In August 2007, BNP Paribas froze three of their funds, saying they could no longer value the subprime collateralized debt obligations they owned. On Aug. 9, the European Central Bank and the Federal Reserve announced liquidity injections. I decided to use this as the start date of the crisis in mortgage-backed securities. So, in the chart, asset-backed securities are taken out of the category of safe assets. That's the first step downward.

The next downward lurch comes from doubts about the financial liabilities of banks themselves. I take this out of the safe asset calculation starting in the first quarter of 2008, when Bear Stearns failed.

Next we have the crisis of Fannie Mae and Freddie Mac. This is the third leg down, in the third quarter of 2008. But they are added back in the fourth quarter of 2008 because they were taken into the custody of the federal government.

The big climb after that comes from the various programs aimed at injecting capital into banks, providing liquidity to the MBS market, and generally assuring the market that the most important financial institutions wouldn't be allowed to fail.

(Read more: Five years after Lehman, how safe is your bank?)

The overall picture produced is one of a severe contraction of safe assets.
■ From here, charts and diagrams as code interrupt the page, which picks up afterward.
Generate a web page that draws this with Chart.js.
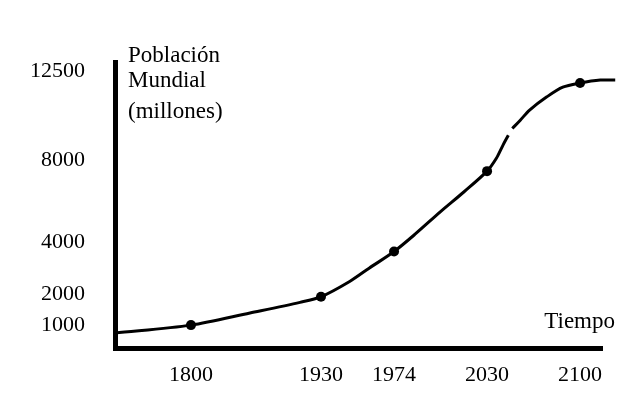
<!DOCTYPE html>
<html lang="es">
<head>
<meta charset="utf-8">
<title>Población mundial</title>
<script src="https://cdn.jsdelivr.net/npm/chart.js@4.4.1/dist/chart.umd.min.js"></script>
<style>
  html, body { margin: 0; padding: 0; background: #fff; }
  #wrap { width: 640px; height: 412px; }
</style>
</head>
<body>
<div id="wrap"><canvas id="pop-chart"></canvas></div>
<script>
// marked years on the curve (millones)
const markYears  = [1800, 1930, 1974, 2030, 2100];
const markValues = [1000, 1910, 3630, 7460, 11900];

// curve (null = the little break in the stroke)
const curveYears  = [1750, 1800, 1859, 1909, 1930, 1947, 1959, 1974, 1987, 2002, 2016, 2030, 2037, 2042, 2046, 2048, 2049, 2055, 2062, 2075, 2087, 2100, 2115, 2126];
const curveValues = [650, 1000, 1390, 1730, 1910, 2470, 2990, 3630, 4400, 5480, 6440, 7460, 8090, 8760, 9260, null, 9600, 10020, 10530, 11200, 11690, 11900, 12050, 12050];

const xTicks = [1800, 1930, 1974, 2030, 2100];
const yTicks = [1000, 2000, 4000, 8000, 12500];

const yTitle = ["Población", "Mundial", "(millones)"];
const xTitle = "Tiempo";

// the drawing is not to scale: piecewise axes, [value, fraction of axis]
const warps = {
  x: [[1750, 0], [1800, 0.156], [1930, 0.423], [1974, 0.573], [2030, 0.764], [2100, 0.955], [2140, 1.066]],
  y: [[0, 0], [1000, 0.080], [2000, 0.189], [4000, 0.371], [8000, 0.657], [12500, 0.968], [13000, 1]]
};

class WarpScale extends Chart.LinearScale {
  getPixelForValue(value) {
    const w = warps[this.id];
    let i = 1;
    while (i < w.length - 1 && value > w[i][0]) i++;
    const [v0, f0] = w[i - 1], [v1, f1] = w[i];
    return this.getPixelForDecimal(f0 + (value - v0) / (v1 - v0) * (f1 - f0));
  }
  getValueForPixel(pixel) {
    const w = warps[this.id];
    const f = this.getDecimalForPixel(pixel);
    let i = 1;
    while (i < w.length - 1 && f > w[i][1]) i++;
    const [v0, f0] = w[i - 1], [v1, f1] = w[i];
    return v0 + (f - f0) / (f1 - f0) * (v1 - v0);
  }
}
WarpScale.id = 'warp';
WarpScale.defaults = Chart.LinearScale.defaults;
Chart.register(WarpScale);

const axisTitles = {
  id: 'axisTitles',
  afterDraw(chart) {
    const ctx = chart.ctx, a = chart.chartArea;
    ctx.save();
    ctx.font = '23px "Liberation Serif"';
    ctx.fillStyle = '#000';
    ctx.textBaseline = 'alphabetic';
    ctx.textAlign = 'left';
    const lineOffsets = [0, 25, 56];
    yTitle.forEach((t, i) => ctx.fillText(t, a.left + 13, a.top + lineOffsets[i]));
    ctx.textAlign = 'right';
    ctx.fillText(xTitle, a.right + 13, a.bottom - 20);
    ctx.restore();
  }
};

const tickFont = { family: '"Liberation Serif"', size: 22 };

new Chart(document.getElementById('pop-chart'), {
  type: 'line',
  data: {
    datasets: [
      {
        data: curveYears.map((x, i) => ({ x: x, y: curveValues[i] })),
        borderColor: '#000',
        borderWidth: 3,
        pointRadius: 0,
        tension: 0.3,
        spanGaps: false,
        clip: false
      },
      {
        data: markYears.map((x, i) => ({ x: x, y: markValues[i] })),
        showLine: false,
        pointRadius: 5,
        pointBorderWidth: 0,
        pointBackgroundColor: '#000',
        clip: false
      }
    ]
  },
  options: {
    animation: false,
    responsive: true,
    maintainAspectRatio: false,
    events: [],
    layout: { padding: { top: 62, right: 38, left: 0, bottom: 0 } },
    plugins: {
      legend: { display: false },
      tooltip: { enabled: false }
    },
    scales: {
      x: {
        type: 'warp',
        grid: { display: false },
        border: { color: '#000', width: 5 },
        ticks: {
          color: '#000',
          font: tickFont,
          padding: 6,
          autoSkip: false,
          maxRotation: 0,
          callback: v => String(v)
        },
        afterBuildTicks: s => { s.ticks = xTicks.map(v => ({ value: v })); },
        afterFit: s => { s.height = 64; }
      },
      y: {
        type: 'warp',
        grid: { display: false },
        border: { color: '#000', width: 5 },
        ticks: {
          color: '#000',
          font: tickFont,
          padding: 22,
          autoSkip: false,
          callback: v => String(v)
        },
        afterBuildTicks: s => { s.ticks = yTicks.map(v => ({ value: v })); },
        afterFit: s => { s.width = 115; }
      }
    }
  },
  plugins: [axisTitles]
});
</script>
</body>
</html>
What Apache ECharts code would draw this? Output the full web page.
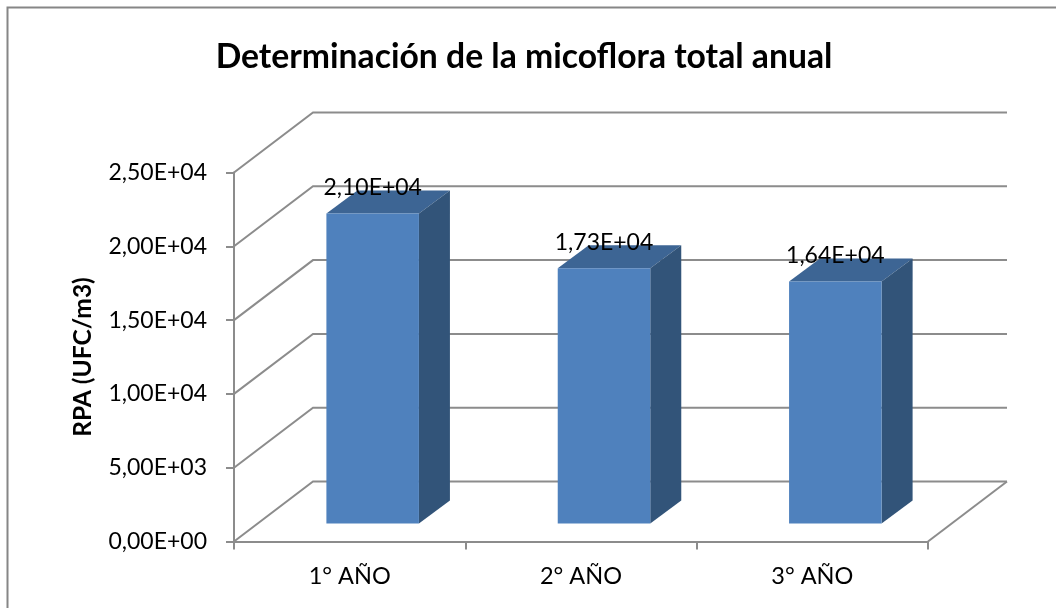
<!DOCTYPE html>
<html><head><meta charset="utf-8">
<style>html,body{margin:0;padding:0;background:#fff}#c{width:1056px;height:608px}</style>
<script src="https://cdn.jsdelivr.net/npm/echarts@6/dist/echarts.min.js"></script>
</head><body><div id="c"></div>
<script>
var categories = ['1° AÑO', '2° AÑO', '3° AÑO'];
var values = [21000, 17300, 16400];
var valueLabels = ['2,10E+04', '1,73E+04', '1,64E+04'];
var tickValues = [0, 5000, 10000, 15000, 20000, 25000];
var tickLabels = ['0,00E+00', '5,00E+03', '1,00E+04', '1,50E+04', '2,00E+04', '2,50E+04'];
var titleText = 'Determinación de la micoflora total anual';
var yName = 'RPA (UFC/m3)';

var FONT = 'Lato';
var GRAY = '#8c8c8c';
var WALL_DX = 79, WALL_DY = -60;
var BASE_DX = 23, BASE_DY = -18;
var DEPTH_DX = 31, DEPTH_DY = -23;
var BAR_RATIO = 0.4;

function wallItem(params, api) {
  var cs = params.coordSys;
  var v = api.value(0);
  var y = api.coord([0, v])[1];
  var x0 = cs.x, x1 = cs.x + cs.width;
  var children = [{
    type: 'polyline',
    shape: { points: [[x0, y], [x0 + WALL_DX, y + WALL_DY], [x1 + WALL_DX, y + WALL_DY]] },
    style: { fill: null, stroke: GRAY, lineWidth: 2 }
  }];
  if (v === 0) {
    children.push({
      type: 'line',
      shape: { x1: x1, y1: y, x2: x1 + WALL_DX, y2: y + WALL_DY },
      style: { stroke: GRAY, lineWidth: 2 }
    });
  }
  return { type: 'group', children: children };
}

function barItem(params, api) {
  var i = api.value(0);
  var bottom = api.coord([i, 0]);
  var top = api.coord([i, api.value(1)]);
  var w = api.size([1, 0])[0] * BAR_RATIO;
  var l = bottom[0] - w / 2 + BASE_DX, r = l + w;
  var by = bottom[1] + BASE_DY, ty = top[1] + BASE_DY;
  return {
    type: 'group',
    children: [
      { type: 'polygon', shape: { points: [[l, ty], [r, ty], [r + DEPTH_DX, ty + DEPTH_DY], [l + DEPTH_DX, ty + DEPTH_DY]] },
        style: { fill: '#3d6594' } },
      { type: 'polygon', shape: { points: [[r, ty], [r + DEPTH_DX, ty + DEPTH_DY], [r + DEPTH_DX, by + DEPTH_DY], [r, by]] },
        style: { fill: '#325479' } },
      { type: 'rect', shape: { x: l, y: ty, width: w, height: by - ty },
        style: { fill: '#4f81bd' } }
    ]
  };
}

function labelItem(params, api) {
  var i = api.value(0);
  var top = api.coord([i, api.value(1)]);
  return {
    type: 'text',
    style: {
      x: top[0] + BASE_DX, y: top[1] + BASE_DY - 25.5,
      text: valueLabels[params.dataIndex],
      font: '23px ' + FONT, fill: '#000',
      textAlign: 'center', textVerticalAlign: 'middle'
    }
  };
}

var chart = echarts.init(document.getElementById('c'), null, { renderer: 'canvas' });
chart.setOption({
  animation: false,
  backgroundColor: '#fff',
  title: {
    text: titleText, left: 519, top: 35, textAlign: 'center',
    textStyle: { fontFamily: FONT, fontWeight: 'bold', fontSize: 33.7, color: '#000' }
  },
  graphic: [{
    type: 'polyline', silent: true, z: -10,
    shape: { points: [[7.5, 608], [7.5, 7.5], [1056, 7.5]] },
    style: { fill: null, stroke: '#868686', lineWidth: 2 }
  }],
  grid: { left: 234, right: 128, top: 172.5, bottom: 66.5 },
  xAxis: {
    type: 'category', data: categories,
    axisLine: { lineStyle: { color: GRAY, width: 2 } },
    axisTick: { show: true, length: 8, alignWithLabel: false, lineStyle: { color: GRAY, width: 2 } },
    axisLabel: { fontFamily: FONT, fontSize: 23.5, color: '#000', margin: 23 }
  },
  yAxis: {
    type: 'value', min: 0, max: 25000, interval: 5000,
    name: yName, nameLocation: 'middle', nameGap: 138, nameRotate: 90,
    nameTextStyle: { fontFamily: FONT, fontWeight: 'bold', fontSize: 24.5, color: '#000' },
    axisLine: { show: true, lineStyle: { color: GRAY, width: 2 } },
    axisTick: { show: true, length: 8, lineStyle: { color: GRAY, width: 2 } },
    axisLabel: {
      fontFamily: FONT, fontSize: 23, color: '#000', margin: 27, padding: [8, 0, 0, 0],
      formatter: function (v) { return tickLabels[tickValues.indexOf(v)]; }
    },
    splitLine: { show: false }
  },
  series: [
    { type: 'custom', name: 'walls', renderItem: wallItem, clip: false, silent: true, z: 1,
      encode: { y: 0 }, data: tickValues.map(function (v) { return [v]; }) },
    { type: 'custom', name: 'bars', renderItem: barItem, clip: false, z: 2,
      encode: { x: 0, y: 1 }, data: values.map(function (v, i) { return [i, v]; }) },
    { type: 'custom', name: 'labels', renderItem: labelItem, clip: false, z: 3,
      encode: { x: 0, y: 1 }, data: values.map(function (v, i) { return [i, v]; }) }
  ]
});
</script></body></html>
What's more, even once the panic has subsided, we do not return to the previous path of safe asset growth. Instead, there are several quarters of stagnation until growth returns again in 2011.

Without a doubt, some of the details in the chart can be disputed. It would be preferable to build it with more granular data. For example, it would be nice if I could subtract certain vintages of MBS rather than net out MBS in general. Some of the dates are arguable. The MBS crisis might actually be pushed back to the problems of the Bear Stearns hedge funds earlier in 2007. The Fannie and Freddie problems might be pushed back so that they last longer than a quarter.

This helps illustrate the financial crisis as a contraction.

To the extent that safe-assets perform money like functions for financial institutions, the crisis can be viewed as the result of a specialized type of monetary contraction. What made the crisis so severe and what made the Great Recession so deep, was the Great Contraction shown here.